When The Wall Street Journal earlier this month came out with a story for which reporters had interviewed 45 people, soberly laying out concerns about Biden’s age, it was trashed as an “egregious hit job.” Some people called for it to be retracted.

“Congressional Republicans, foreign leaders, and nonpartisan national-security experts have made clear in their own words that President Biden is a savvy and effective leader who has a deep record of legislative accomplishment,” White House spokesman Andrew Bates told the WSJ. “Now, in 2024, House Republicans are making false claims as a political tactic that flatly contradict previous statements made by themselves and their colleagues.”

And even in the midst of last night’s dumpster fire, some stalwarts, like the Japanese soldiers who hadn’t realized they’d already lost the war, tried to spin it.

“Biden has a cold,” a source close to the president told Axios during the debate. Right, that was the trouble. A lack of Tylenol.

On MSNBC, Joy-Ann Reid suggested that the issue was that he was on the right-hand side of the screen. Yes. That was definitely the problem.

I never understood these reactions. For me, it always seemed easy enough to say: Biden’s 81. He’s fading. Most 81-year-olds do. But it seemed fair to still argue that a faded Biden is better than an all-there Trump.

As Bill Maher has put it: “I’d vote for Biden’s head in a jar of blue liquid versus Trump.” Or as Sam Harris has said: “Hunter Biden could literally have had the corpses of children in his basement, and I would not have cared.”

You may disagree with the conclusion, but it’s a coherent argument. It’s not an argument that relies on the denial of reality.

“Telling people they didn’t see what they saw is not the way to respond to this.” That was Democratic operative Ben Rhodes’ reaction last night to the debate. The trouble is that’s precisely what the strategy has been for many, many months.

There were notable exceptions. Ezra Klein published a huge piece in The New York Times in February making the case that Biden should step down for the good of the country. James Carville’s been telling the truth, too.
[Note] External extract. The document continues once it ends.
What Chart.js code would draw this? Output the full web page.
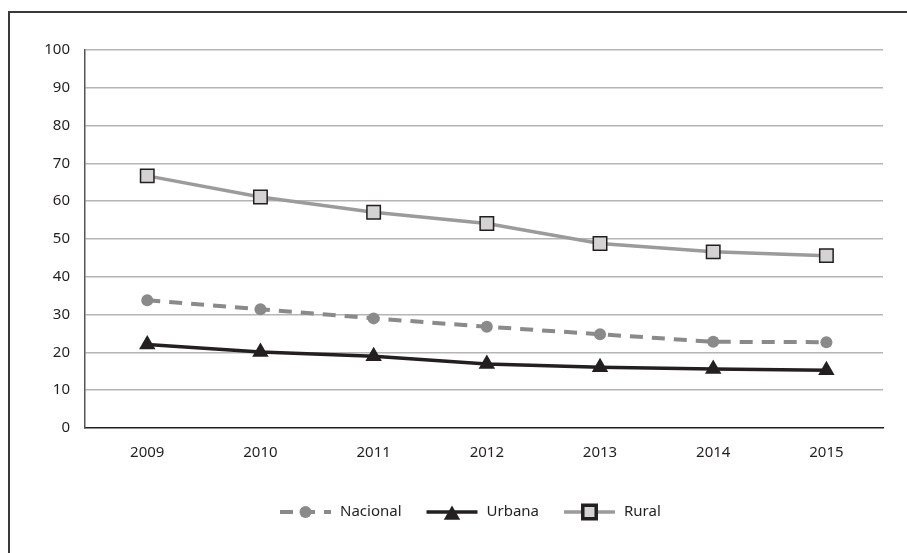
<!DOCTYPE html>
<html lang="es">
<head>
  <meta charset="UTF-8">
  <title>Nacional, Urbana, Rural 2009-2015</title>
  <script src="https://cdn.jsdelivr.net/npm/chart.js"></script>
<style>
  html, body {
    margin: 0;
    padding: 0;
    background: #fff;
  }
  .wrap {
    position: relative;
    width: 907px;
    height: 553px;
    overflow: hidden;
  }
  /* frame of the original figure, cut off on the right and bottom */
  .frame {
    position: absolute;
    left: 8px;
    top: 11px;
    width: 920px;
    height: 560px;
    border-left: 2px solid #3a3a3a;
    border-top: 2px solid #3a3a3a;
  }
  canvas {
    position: absolute;
    left: 0;
    top: 0;
  }
</style>
</head>
<body>
  <div class="wrap">
    <div class="frame"></div>
    <canvas id="chart" width="907" height="553"></canvas>
  </div>
  <script>
    // data
    const years = [2009, 2010, 2011, 2012, 2013, 2014, 2015];
    const nacional = [33.8, 31.4, 29.0, 26.8, 24.8, 22.8, 22.7];
    const urbana = [22.1, 20.1, 19.0, 16.9, 16.1, 15.6, 15.3];
    const rural = [66.7, 61.1, 57.1, 54.1, 48.8, 46.6, 45.6];
    const yTicks = [0, 10, 20, 30, 40, 50, 60, 70, 80, 90, 100];

    const font = "'Noto Sans', 'Open Sans', sans-serif";
    const ink = '#231f20';

    const toPoints = (vals) => vals.map((v, i) => ({ x: years[i], y: v }));

    // legend: short line with the marker in the middle, then the label
    const lineLegend = {
      id: 'lineLegend',
      afterDraw(chart) {
        const ctx = chart.ctx;
        const y = 512;
        let x = 280;
        ctx.save();
        ctx.font = '15px ' + font;
        ctx.textBaseline = 'middle';
        chart.data.datasets.forEach(ds => {
          const lineLen = 51;
          ctx.beginPath();
          ctx.setLineDash(ds.borderDash || []);
          ctx.strokeStyle = ds.borderColor;
          ctx.lineWidth = ds.borderWidth;
          ctx.moveTo(x, y);
          ctx.lineTo(x + lineLen, y);
          ctx.stroke();
          ctx.setLineDash([]);
          ctx.fillStyle = ds.pointBackgroundColor;
          ctx.strokeStyle = ds.pointBorderColor;
          Chart.helpers.drawPoint(ctx, {
            pointStyle: ds.pointStyle,
            radius: ds.pointRadius,
            borderWidth: ds.pointBorderWidth
          }, x + lineLen / 2, y + (ds.pointStyle === 'triangle' ? 3 : 0));
          x += lineLen + 9;
          ctx.fillStyle = ink;
          ctx.fillText(ds.label, x, y);
          x += ctx.measureText(ds.label).width + 25;
        });
        ctx.restore();
      }
    };

    new Chart(document.getElementById('chart'), {
      type: 'line',
      data: {
        datasets: [
          {
            label: 'Nacional',
            data: toPoints(nacional),
            borderColor: '#8a8a8a',
            borderWidth: 4,
            borderDash: [13, 9],
            pointStyle: 'circle',
            pointRadius: 6,
            pointBackgroundColor: '#8a8a8a',
            pointBorderColor: '#8a8a8a',
            pointBorderWidth: 0
          },
          {
            label: 'Urbana',
            data: toPoints(urbana),
            borderColor: ink,
            borderWidth: 3.5,
            pointStyle: 'triangle',
            pointRadius: 9.5,
            pointBackgroundColor: ink,
            pointBorderColor: ink,
            pointBorderWidth: 0
          },
          {
            label: 'Rural',
            data: toPoints(rural),
            borderColor: '#9b9b9b',
            borderWidth: 3.5,
            pointStyle: 'rect',
            pointRadius: 9.5,
            pointBackgroundColor: '#d3d3d3',
            pointBorderColor: ink,
            pointBorderWidth: 1.5
          }
        ]
      },
      options: {
        responsive: false,
        animation: false,
        layout: {
          padding: { left: 0, right: 24, top: 50, bottom: 0 }
        },
        plugins: {
          legend: { display: false },
          tooltip: { enabled: false }
        },
        scales: {
          x: {
            type: 'linear',
            min: 2008.45,
            max: 2015.5,
            afterBuildTicks(scale) {
              scale.ticks = years.map(v => ({ value: v }));
            },
            grid: { display: false, drawTicks: false },
            border: { display: true, color: ink, width: 1.5 },
            ticks: {
              color: ink,
              padding: 16,
              font: { family: font, size: 15 },
              callback: (v) => String(v)
            },
            afterFit(scale) { scale.height = 125; }
          },
          y: {
            min: 0,
            max: 100,
            afterBuildTicks(scale) {
              scale.ticks = yTicks.map(v => ({ value: v }));
            },
            grid: {
              color: (c) => c.tick && c.tick.value === 0 ? 'rgba(0,0,0,0)' : '#b5b5b5',
              lineWidth: 1.5,
              drawTicks: false
            },
            border: { display: true, color: '#555', width: 1.5 },
            ticks: {
              color: ink,
              padding: 15,
              font: { family: font, size: 15 }
            },
            afterFit(scale) { scale.width = 85; }
          }
        }
      },
      plugins: [lineLegend]
    });
  </script>
</body>
</html>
When Rep. Dean Phillips entered the Democratic presidential primary last year, his entire campaign was based on the observation that Biden was too old for the job. I reached Phillips via text and asked him if he wanted to comment, in light of the debate, on how the Democratic establishment had treated him given that he had the guts to say the quiet part out loud. “Gandhi said to speak only when it improves upon the silence,” he texted back.

But last night, many of the very people who say they are shocked—shocked!—by Biden’s showing were exactly the people who were covering for him.